I have always wondered why some call them "working class" when, let's face it, that is the last thing they do.
Bounty, I think you are confusing the term with work-shy chavs (Neds in Scotland) like Robbie.
To me many of the people whose parents were working class are now in a mobile situation between the working class and the natural middle class. There was a time when the working class was a proud, no nonsense, relatively educated section of society but I think those days are gone.
The definition of working class to mean a 'worker' is misleading. Barristers and surgeons are workers but they are not working class. Likewise having plenty of money doesn't stop you from being working class. Your social class is more to do with aspiration and life style.
Yes, social class is to do with aspiration and lifestyle. And many of the values you attribute to the middle class are actually working class values but the middle classes have them too!
If you wish to consider yourself middle class you are welcome to. Being a tailor can put you into several categories. It's a very skilled job - but history shows us that many tailors scraped a living by the trade in the late 19th century and they would have been very much working class. However, they would have been hard workers with decent values. They would have been willing to work day and night to earn a better standard of living for their children and grand-children. Their children and grandchildren may have been a little better off, thus being able to get a little more education and do a little better than their parents. The wealth of the family thus grows and so, generation by generation, they drift towards middle classness by virtue of their income and their education. THE WORKING CLASS VALUES MOVE WITH THEM. This is where the idea that education and hard work are middle class values comes from.

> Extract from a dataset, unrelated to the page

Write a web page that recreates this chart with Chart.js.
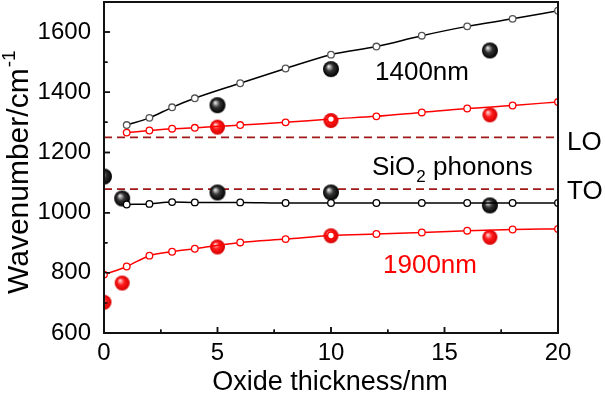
<!DOCTYPE html>
<html>
<head>
<meta charset="utf-8">
<script src="https://cdn.jsdelivr.net/npm/chart.js@4.4.1/dist/chart.umd.min.js"></script>
<style>
  html, body { margin: 0; padding: 0; background: #fff; }
  #wrap { position: relative; width: 605px; height: 394px; }
  #chart { position: absolute; left: 0; top: 0; }
  #ytitle {
    position: absolute; left: 3px; top: 294px; transform-origin: 0 0; transform: rotate(-90deg);
    white-space: nowrap; font: 30px "Liberation Sans", Arial, sans-serif; line-height: 1; color: #000;
  }
  #ytitle span { font-size: 19px; position: relative; top: -13px; margin-left: 1px; }
</style>
</head>
<body>
<div id="wrap">
  <canvas id="chart" width="605" height="394"></canvas>
  <div id="ytitle">Wavenumber/cm<span>-1</span></div>
</div>
<script>
// axis ticks
const xTicks = [0, 5, 10, 15, 20];
const xMinor = [2.5, 7.5, 12.5, 17.5];
const yTicks = [600, 800, 1000, 1200, 1400, 1600];
const yMinor = [700, 900, 1100, 1300, 1500];

// calculated curves (open circles)
const calcX = [1, 2, 3, 4, 6, 8, 10, 12, 14, 16, 18, 20];
const calc1400Upper = [1291, 1315, 1350, 1380, 1430, 1479, 1525, 1552, 1588, 1619, 1644, 1671];
const calc1900Upper = [1266, 1273, 1279, 1282, 1291, 1300, 1311, 1320, 1333, 1346, 1356, 1368];
const calc1400Lower = [1027, 1029, 1035, 1034, 1034, 1032, 1032, 1032, 1032, 1032, 1032, 1032];
const calcLowX = [0, 1, 2, 3, 4, 6, 8, 10, 12, 14, 16, 18, 20];
const calc1900Lower = [794, 821, 857, 870, 880, 901, 912, 924, 929, 934, 940, 944, 946];

// measured points (spheres)
const expUpX = [5, 10, 17];
const exp1400Upper = [1357, 1477, 1539];
const exp1900Upper = [1284, 1306, 1325];
const expLowX = [0, 0.8, 5, 10, 17];
const exp1400Lower = [1120, 1047, 1067, 1067, 1024];
const exp1900Lower = [702, 766, 886, 923, 918];

// SiO2 phonon lines
const phononX = [0, 20];
const loValue = 1250;
const toValue = 1078;

const FONT = '"Liberation Sans", Arial, sans-serif';
const pts = (xs, ys) => xs.map((x, i) => ({ x: x, y: ys[i] }));

function sphere(r, c0, c1, c2) {
  const cv = document.createElement('canvas');
  cv.width = cv.height = 2 * r + 2;
  const g = cv.getContext('2d');
  const c = r + 1;
  const grd = g.createRadialGradient(c - r * 0.3, c - r * 0.35, r * 0.05, c, c, r);
  grd.addColorStop(0, c0);
  grd.addColorStop(0.45, c1);
  grd.addColorStop(1, c2);
  g.fillStyle = grd;
  g.beginPath(); g.arc(c, c, r, 0, Math.PI * 2); g.fill();
  return cv;
}
const blackBall = sphere(8, '#e8e8e8', '#333', '#000');
const redBall = sphere(7.5, '#ffd6d6', '#ff1a1a', '#d40000');

function calcLine(data, color, border) {
  return {
    data: data, borderColor: color, borderWidth: 1.5, tension: 0.4, clip: 0,
    cubicInterpolationMode: 'monotone',
    pointRadius: 3.3, pointBorderWidth: 1.3, pointBackgroundColor: '#fff',
    pointBorderColor: border, showLine: true
  };
}
function ballSet(data, img) {
  return { data: data, showLine: false, pointStyle: img, pointRadius: 8, clip: 0, borderColor: 'transparent', backgroundColor: 'transparent' };
}
function dashLine(v) {
  return {
    data: phononX.map(x => ({ x: x, y: v })), borderColor: '#a01818', borderWidth: 1.6,
    borderDash: [8, 5], pointRadius: 0, showLine: true
  };
}

// pull the plot top up to y=2 (Chart.js reserves room for the top label)
const plotTop = {
  id: 'plotTop',
  afterLayout(chart) {
    const ys = chart.scales.y;
    ys.top = 2;
    ys.height = ys.bottom - ys.top;
    ys.configure();
    chart.chartArea.top = 2;
    chart.chartArea.height = chart.chartArea.bottom - 2;
  }
};

function drawFrame(chart) {
  const ctx = chart.ctx;
  const xs = chart.scales.x, ys = chart.scales.y;
  const L = Math.round(xs.getPixelForValue(0)), R = Math.round(xs.getPixelForValue(20));
  const T = Math.round(ys.getPixelForValue(1700)), B = Math.round(ys.getPixelForValue(600));
  ctx.save();
  ctx.strokeStyle = '#111';
  ctx.lineWidth = 2;
  ctx.strokeRect(L, T, R - L, B - T);
  ctx.lineWidth = 1.5;
  ctx.beginPath();
  xTicks.forEach(v => { const p = xs.getPixelForValue(v); ctx.moveTo(p, B); ctx.lineTo(p, B - 6); });
  xMinor.forEach(v => { const p = xs.getPixelForValue(v); ctx.moveTo(p, B); ctx.lineTo(p, B - 3.5); });
  yTicks.forEach(v => { const p = ys.getPixelForValue(v); ctx.moveTo(L, p); ctx.lineTo(L + 6, p); });
  yMinor.forEach(v => { const p = ys.getPixelForValue(v); ctx.moveTo(L, p); ctx.lineTo(L + 3.5, p); });
  ctx.stroke();
  ctx.restore();
}

const frame = {
  id: 'frame',
  beforeDatasetsDraw(chart) { drawFrame(chart); },
  afterDatasetsDraw(chart) { drawFrame(chart); }
};

const labels = {
  id: 'labels',
  afterDraw(chart) {
    const ctx = chart.ctx;
    ctx.save();
    ctx.textBaseline = 'alphabetic';
    ctx.textAlign = 'left';
    ctx.fillStyle = '#000';
    ctx.font = '26px ' + FONT;
    ctx.fillText('1400nm', 375, 80);
    ctx.fillText('LO', 567, 150);
    ctx.fillText('TO', 567, 199);
    ctx.fillText('SiO', 372, 175);
    let w = ctx.measureText('SiO').width;
    ctx.font = '17px ' + FONT;
    ctx.fillText('2', 372 + w + 1, 182);
    w += ctx.measureText('2').width + 1;
    ctx.font = '26px ' + FONT;
    ctx.fillText(' phonons', 372 + w, 175);
    ctx.fillStyle = '#ff0000';
    ctx.fillText('1900nm', 383, 273);
    ctx.fillStyle = '#000';
    ctx.font = '27px ' + FONT;
    ctx.textAlign = 'center';
    ctx.fillText('Oxide thickness/nm', 330, 390);
    ctx.restore();
  }
};

new Chart(document.getElementById('chart'), {
  type: 'line',
  data: {
    datasets: [
      calcLine(pts(calcX, calc1400Upper), '#000', '#555'),
      calcLine(pts(calcX, calc1900Upper), '#ff0000', '#ff0000'),
      calcLine(pts(calcX, calc1400Lower), '#000', '#000'),
      calcLine(pts(calcLowX, calc1900Lower), '#ff0000', '#ff0000'),
      ballSet(pts(expUpX, exp1400Upper), blackBall),
      ballSet(pts(expUpX, exp1900Upper), redBall),
      ballSet(pts(expLowX, exp1400Lower), blackBall),
      ballSet(pts(expLowX, exp1900Lower), redBall),
      dashLine(loValue),
      dashLine(toValue)
    ]
  },
  options: {
    responsive: false,
    animation: false,
    devicePixelRatio: 1,
    layout: { padding: { left: 0, right: 47, top: 2, bottom: 0 } },
    plugins: { legend: { display: false }, tooltip: { enabled: false } },
    scales: {
      x: {
        type: 'linear', min: 0, max: 20,
        grid: { display: false, drawTicks: false },
        border: { display: true, color: '#111', width: 2 },
        afterBuildTicks: s => { s.ticks = xTicks.map(v => ({ value: v })); },
        afterFit: s => { s.height = 61; },
        ticks: { padding: 6, color: '#000', maxRotation: 0, callback: v => String(v), font: { family: FONT, size: 24 } }
      },
      y: {
        type: 'linear', min: 600, max: 1700,
        grid: { display: false, drawTicks: false },
        border: { display: true, color: '#111', width: 2 },
        afterBuildTicks: s => { s.ticks = yTicks.map(v => ({ value: v })); },
        afterFit: s => { s.width = 104; },
        ticks: { padding: 13, color: '#000', callback: v => String(v), font: { family: FONT, size: 24 } }
      }
    }
  },
  plugins: [plotTop, frame, labels]
});
</script>
</body>
</html>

As I have stated, my father was a milkman. He was working class. I am working class. My children, who have had the benefit of well-educated parents and a reasonable income, will be middle-class but the values they inherited from me are working class in their origins.
It's very hard to explain. But if you tell me I am middle-class because my values appear to be middle class you are wrong. If I am living a middle class life because of my education and income put me in that bracket, it is working class values that have got me there and working class values I will be taking with me.
Bounty, you are obviously working class.
You live in a council house and earn a reasonably low salary. How could you consider yourself anything else?
BOUNTY!! I'VE GOT THE ANSWER!!
Today, on the bus coming back from town, I met a friend who lives locally. We are about the same age, our children go to the same school, and we get along well. I consider us to be the same class - but suddenly, from out of her bag, she produced an OK magazine and started to chat about Brad and Jennifer's split up - there was loads of pictures and gossip about them in the magazine. Then it hit me - I consider myself working class but it's true that I do recoil at some apparently working class past times such as bingo, visiting Skegness (our local seaside town) and reading magazines like OK - so I decided -
I AM A SNOB!!!!
So - that may be the answer Bounty. if you think you're working class with middle class values - you're probably like me - working class with working class values - but - culturally - A SNOB!!
Oh dear! I had a McDonald's breakfast in town this morning!! But I have been to Pierre Victoire too! We had a branch in Peterborough and I've been there for a working lunch.
Clothes I'm less snobby about but in a reverse snobbery sort of way. I would never wear Burberry or any very popular brand but would happily sport a charity shop bargain as long as it suited me.
Scrabble? Oh dear me. Is that what you play bounty.
I thought you were more of a strip poker man.